Professor Advances Understanding of Primate Communication

KSU biology professor Dr. Jared Taglialatela discovered that chimpanzees learn attention getting sounds from observing their mothers.

Taglialatela, with a three man research team, observed a community of 158 captive chimpanzees at the Michale E. Keeling Center of Comparative Medicine and Research in Bastrop, TX to determine how particular attention getting sounds are passed down from one generation to the next. The study revealed that three-fourths of the chimpanzees raised by their mothers made attention getting sounds, while only one-third of those raised by humans did.

Taglialatela defined attention getting sounds as a particular vocalization such as a “raspberry” or “kiss” to illicit a response from an observer outside the compound.

In the study, the research team ran three trials under two separate conditions with each chimp in a social environment. For the first condition, an observer brandished a food reward and directed attention at the ape in question. In the second condition, the observer displayed the same opportunity for food reward but directed their attention to something other than the chimp under observation.  If the test subject made an attention getting sound at any point during the trial they were grouped with other attention getters.

Upon analyzing their collected data the research team noticed the correlation between the likelihood a chimpanzee would make the desired sound and whether or not they were raised by their biological mother. Furthermore, the team noticed chimps would often make the same attention getting sounds as their mother would.

Though it was less common, some chimpanzees raised by humans still emitted attention getting calls. Because it was determined that these calls are largely learned through social interaction, Taglialatela said he is interested to look deeper into how chimpanzees raised by humans still managed to learn this behavior.

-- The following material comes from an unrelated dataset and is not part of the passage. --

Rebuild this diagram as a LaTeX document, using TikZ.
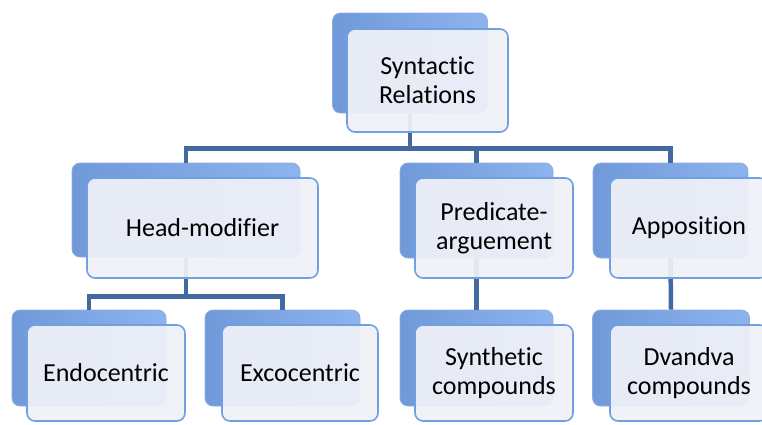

Until this study, it was believed that developing communication through social learning did not occur with primates. According to Taglialatela scientists believed that learning skill was developed later in the evolution of modern man. This study proves otherwise and can lead scientists to rethink how man learned language. “Perhaps down the road if we learn a little bit more about the brain regions that are responsible for mediating this behavior when we start thinking about early development disorders in humans like autism. It may be that we learn how these behaviors arise and how they are handled by the brain… we may be able to develop interventions for really young children,” Taglialatela said.

Sarah Pope, a research assistant for Taglialatela and 2011 graduate, has analyzed data for the professor’s previous studies and offered insight on the recent findings.

“The study sheds light on how humans may have started to communicate… especially with chimpanzees being human’s most common ancestor,” said Pope.

The study was published in the most recent issue of Biology Letters, a well-accepted online science journal based out of Great Britain.

Taglialatela said he looks to continue his 14-year career in primate behavior research by observing a community of 100 chimpanzees in their natural habitat in Uganda.

“It is a unique group of chimpanzees because it is what’s called a dry forest habitat that borders savanna grassland… the chimpanzees have to range over a relatively wide territory. For someone who studies communication I have to think about a very similar scenario early humans might have found themselves in. How do they use communicative signals to coordinate group interaction?”

Taglialatela expressed excitement that this particular community could exhibit unique means of communication as a result of their surroundings.